14. Jean Léon Gérôme, Phryné before the Areopagus, 1861 (Hamburg, Kunsthalle). A photograph of the painting Phryné before the tribunal (no. 562), one of the pictures published by Goupil & Cie, appeared in L’Oeuvre de J.-L. Gérôme (Paris n.d.), and was sold separately in the ‘Musée Goupil’ series. However, because Van Gogh mentions a ‘statue’ a few lines later, as well as ‘that statue after Gérôme’, he is more likely referring to the scaled-down bronze reproduction of a marble which Jean Alexandre Joseph Falguière made after Gérôme’s painting (Baltimore, Museum of Art). Ill. 131 [131]. A replica was put on the market by Goupil, and it is possible that Uncle Cor owned one. See Ackerman 1986, pp. 54-55, 59, 210-211, 308, cat. no. 132 and cat. no. S.2. At the exhibition held to mark the opening of Goupil’s London branch in 1875 (see letter 29), the sculpture by Prosper d’Epinay after Gérôme’s Phryné was on display. See The Art Journal 14 (1875), NS, pp. 245-246.

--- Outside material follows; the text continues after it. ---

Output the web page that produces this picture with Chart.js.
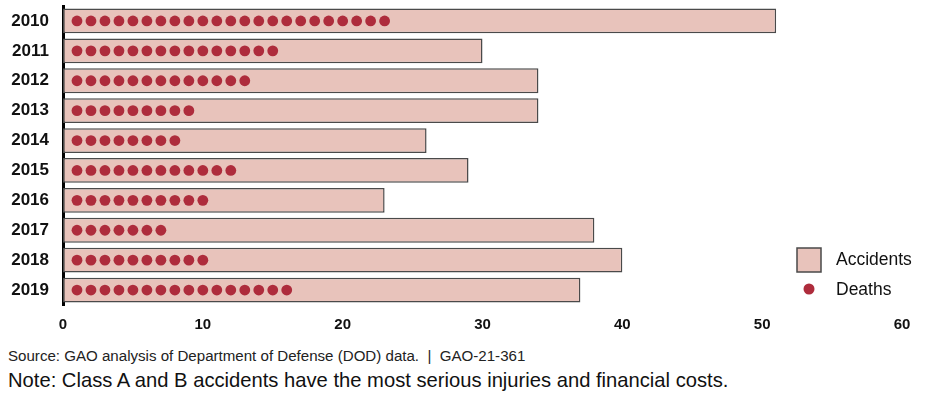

15. It is not known which Parker Van Gogh is referring to. There are several possibilities, including Matthew Parker, Elizabethan Archbishop of Canterbury, General William Parker and the art historian John Henry Parker, as well as John Parker, the father of the family with whom Van Gogh boarded in Kennington. In connection with Thomas a Kempis, the first-mentioned Parker seems the most likely candidate. Matthew Parker represented the classical Anglican standpoint, midway between Rome and Geneva, and stressed the importance of the traditions of the old church. Since 1835 the Parker Society, which was named after him, has devoted itself to reissuing the source material connected with the English Reformation.
16. In letter 38, Van Gogh said of Meissonier: ‘he painted men.’
17. Presumably Matthijs Maris, View of Rouen, 1869-1877 (Amsterdam, Rijksprentenkabinet). Ill. 1867 [1867].